1 Rust compile times are on-par with C++, hence quite slower than C, but the safety checks (borrow checks) are an insignificant part of that. Extensive use of generics, traits, and type-inference make the language much more difficult to compile, and the compilation model (full crate at a time) makes parallelization trickier. Still, work is in progress to parallelize the rustc front-end, which should bring compile times down substantially from 2024 onwards.
2 Rust does NOT check indexes at compile-time in general but checks them at run-time instead. A branch itself is typically not a problem at CPU level, if well-predicted. The real impact of bounds-checks is that unless optimized out, they prevent auto-vectorization and a number of other optimizations. This is why front-loading a bounds-check (before the loop) can be so effective performance-wise: it may unlock all those optimizations.
Faster
Idiomatic Rust is likely faster.
First of all, in a "pedal to the metal" situation, all 3 languages can achieve the same performance. Heck, all 3 languages allow embedding assembly, if it comes to that.
So, what we are really asking, is whether idiomatic (not pessimized, not maximally optimized) code may be faster in one language or another, and in those conditions Rust has a certain number of advantages.
The first and foremost advantage of Rust is one of culture. The Rust community is very concerned about performance. This may seem trivial, but it has deep implications. Most notably, Rust code is always compiled from source, and there is no stable ABI (yet). This means that even the standard library provided data-structures can be remodeled extensively as long as their API is left untouched, and leads to Rust having the best-performing HashMap3 of all languages in its standard library:
- It started with Robin-Hood Hashing with Backward Shifting Deletion, which was already faster than
std::unordered_map
.
- Then moved to a completely different hash-map, based on Swiss Table once Abseil was released.

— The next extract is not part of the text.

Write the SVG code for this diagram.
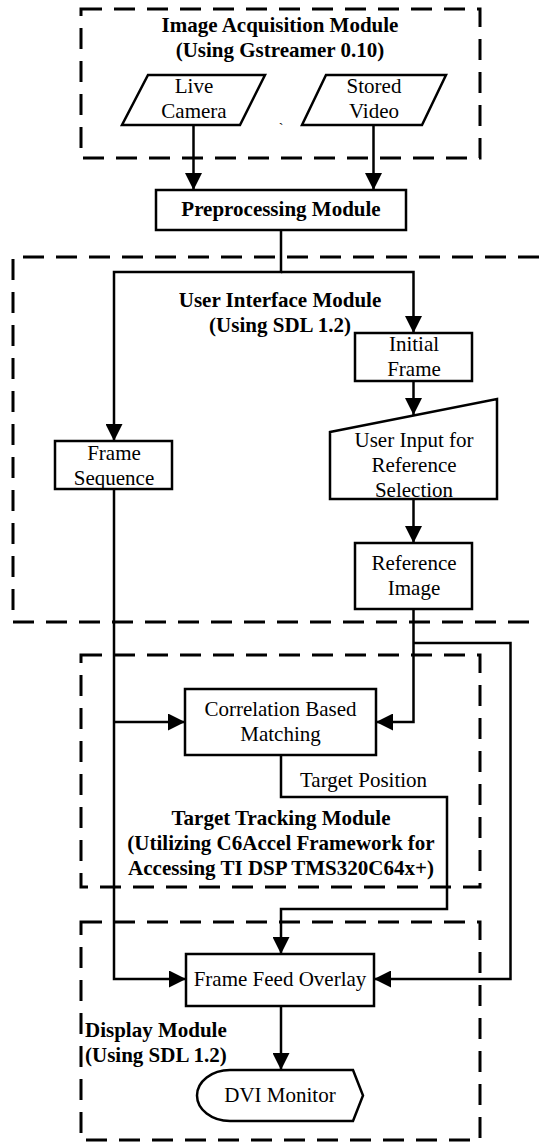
<svg xmlns="http://www.w3.org/2000/svg" width="539" height="1142" viewBox="0 0 539 1142">
<style>
text{font-family:"Liberation Serif","Times New Roman",serif;font-size:21px;fill:#000;text-anchor:middle}
.b{font-weight:bold}
.l{text-anchor:start}
.box{fill:#fff;stroke:#000;stroke-width:2.5}
.mod{fill:none;stroke:#000;stroke-width:3;stroke-dasharray:21 12}
.c{fill:none;stroke:#000;stroke-width:2.5}
</style>
<defs>
<marker id="ah" markerUnits="userSpaceOnUse" markerWidth="17" markerHeight="17" refX="17" refY="8.5" orient="auto">
<path d="M0,0 L17,8.5 L0,17 Z" fill="#000"/>
</marker>
</defs>
<rect width="539" height="1142" fill="#fff"/>

<g id="module-acquisition">
<rect class="mod" x="81" y="9" width="399" height="149"/>
<text class="b" x="280" y="32">Image Acquisition Module</text>
<text class="b" x="280" y="57">(Using Gstreamer 0.10)</text>
<text x="281" y="133" style="font-size:14px">`</text>
</g>
<g id="module-ui">
<path class="mod" d="M539,257 H13 V622 H539"/>
<text class="b" x="280" y="307">User Interface Module</text>
<text class="b" x="280" y="332">(Using SDL 1.2)</text>
</g>
<g id="module-tracking">
<rect class="mod" x="81" y="655" width="399" height="232"/>
<text class="b" x="281" y="825">Target Tracking Module</text>
<text class="b" x="281" y="850">(Utilizing C6Accel Framework for</text>
<text class="b" x="281" y="875">Accessing TI DSP TMS320C64x+)</text>
</g>
<g id="module-display">
<rect class="mod" x="81" y="922" width="399" height="218"/>
<text class="b l" x="85" y="1037">Display Module</text>
<text class="b l" x="85" y="1062">(Using SDL 1.2)</text>
</g>

<g id="connectors">
<path class="c" d="M193.5,125 V190" marker-end="url(#ah)"/>
<path class="c" d="M373.5,125 V190" marker-end="url(#ah)"/>
<path class="c" d="M281,230 V272 H114 V441" marker-end="url(#ah)"/>
<path class="c" d="M281,272 H413.5 V333" marker-end="url(#ah)"/>
<path class="c" d="M413.5,381 V415" marker-end="url(#ah)"/>
<path class="c" d="M413.5,499 V543" marker-end="url(#ah)"/>
<path class="c" d="M413.5,609 V722 H376" marker-end="url(#ah)"/>
<path class="c" d="M413.5,643 H510.5 V979 H374" marker-end="url(#ah)"/>
<path class="c" d="M114,489 V979 H186" marker-end="url(#ah)"/>
<path class="c" d="M114,722 H185" marker-end="url(#ah)"/>
<path class="c" d="M281,755 V797 H447 V909 H281 V954" marker-end="url(#ah)"/>
<path class="c" d="M281,1006 V1070" marker-end="url(#ah)"/>
<text class="l" x="300" y="787">Target Position</text>
</g>

<g id="live-camera">
<polygon class="box" points="148,75 265,75 240,125 122,125"/>
<text x="194" y="93">Live</text>
<text x="194" y="118">Camera</text>
</g>
<g id="stored-video">
<polygon class="box" points="326,75 446,75 422,125 302,125"/>
<text x="374" y="93">Stored</text>
<text x="374" y="118">Video</text>
</g>
<g id="preprocessing">
<rect class="box" x="156" y="190" width="250" height="40"/>
<text class="b" x="281" y="216">Preprocessing Module</text>
</g>
<g id="initial-frame">
<rect class="box" x="355" y="333" width="117" height="48"/>
<text x="414" y="351">Initial</text>
<text x="414" y="376">Frame</text>
</g>
<g id="user-input">
<polygon class="box" points="330,432 497,399 497,499 330,499"/>
<text x="414" y="447">User Input for</text>
<text x="414" y="472">Reference</text>
<text x="414" y="497">Selection</text>
</g>
<g id="reference-image">
<rect class="box" x="355" y="543" width="117" height="66"/>
<text x="414" y="570">Reference</text>
<text x="414" y="595">Image</text>
</g>
<g id="frame-sequence">
<rect class="box" x="55" y="441" width="117" height="48"/>
<text x="114" y="460">Frame</text>
<text x="114" y="485">Sequence</text>
</g>
<g id="correlation">
<rect class="box" x="185" y="689" width="191" height="66"/>
<text x="280.5" y="716">Correlation Based</text>
<text x="280.5" y="741">Matching</text>
</g>
<g id="frame-feed-overlay">
<rect class="box" x="186" y="954" width="188" height="52"/>
<text x="280" y="986">Frame Feed Overlay</text>
</g>
<g id="dvi-monitor">
<path class="box" d="M230,1070 H353 L363,1095.5 L353,1121 H230 A33,25.5 0 0 1 230,1070 Z"/>
<text x="280" y="1102">DVI Monitor</text>
</g>
</svg>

By comparison, the C++ standard library implementations of std::unordered_map
cannot be changed4, nor can their std::regex
implementations...
The second advantage of Rust is trust5: the Rust developer can put their trust in the compiler, and count on it to prevent users from accidentally fiddling with private data or violating soundness:
- In C, it's common to forward-declare structs in header, but never expose their definition so users can't (accidentally) fiddle with them. Unfortunately, the use of such "opaque pointers" then is generally followed by heap-allocating the struct... which is detrimental to performance. In C++ and Rust, that's never a problem, so C++ and Rust programs allocate less.
- In C and C++, it's common to program defensively. Copies are made when the lifetime of the input is unclear, for example, to avoid use-after-free. In Rust, that's never a problem, so Rust developers are more likely to be brash and avoid copies... knowing the compiler has their back.
And finally, the Rust language has a few tricks up its sleeve that may lead to better code out of the box:
- Rust has fine aliasing control from the get go:
- This means no Strict Aliasing rule is necessary, greatly avoiding
char*
(and co) performance pitfalls.
- This means
noalias
(the LLVM equivalent of __restrict
) being used profusely and automatically, as &mut T
is __restrict T*
.
- Rust has niche optimizations. That is, it knows some types do not use all their values, and will "pack" enum discriminants in the unused values whenever possible. As a result
Option<bool>
is 1 byte (like bool
) and Option<NonNull<T>>
(an option non-null pointer to T
) is the same size as *mut T
(a possibly null pointer to T
).
(It's not all roses, though, the defined behavior of signed integer overflows prevent a number of integer-based loop optimizations... though the impact of that is likely low)
3 Bryan Cantrill, who used to be a C kernel hacker at Sun Microsystems, was surprised the first time he naively translated a little C program he had around to Rust to get a feel of the language. Being its first Rust foray, he expected his lack of proficiency in the language would result in slow code... but his Rust program ran faster than his C one, on top of being shorter! He double-checked the output, and after concluding both were correct, did the only thing that made sense: he profiled them. It turns out that in his C program he had hand-rolled a quick hash-map implementation, since dependencies are so annoying in C, while in Rust he had just used the standard one... and his quick C implementation was quite naive. Nowadays, Bryan Cantrill is a Rust kernel hacker ;)
4 And that's on top of inheriting a crippling "memory stability" guarantee from std::map
, in order to be more of a drop-in replacement.
5 You can't spell Trust without Rust.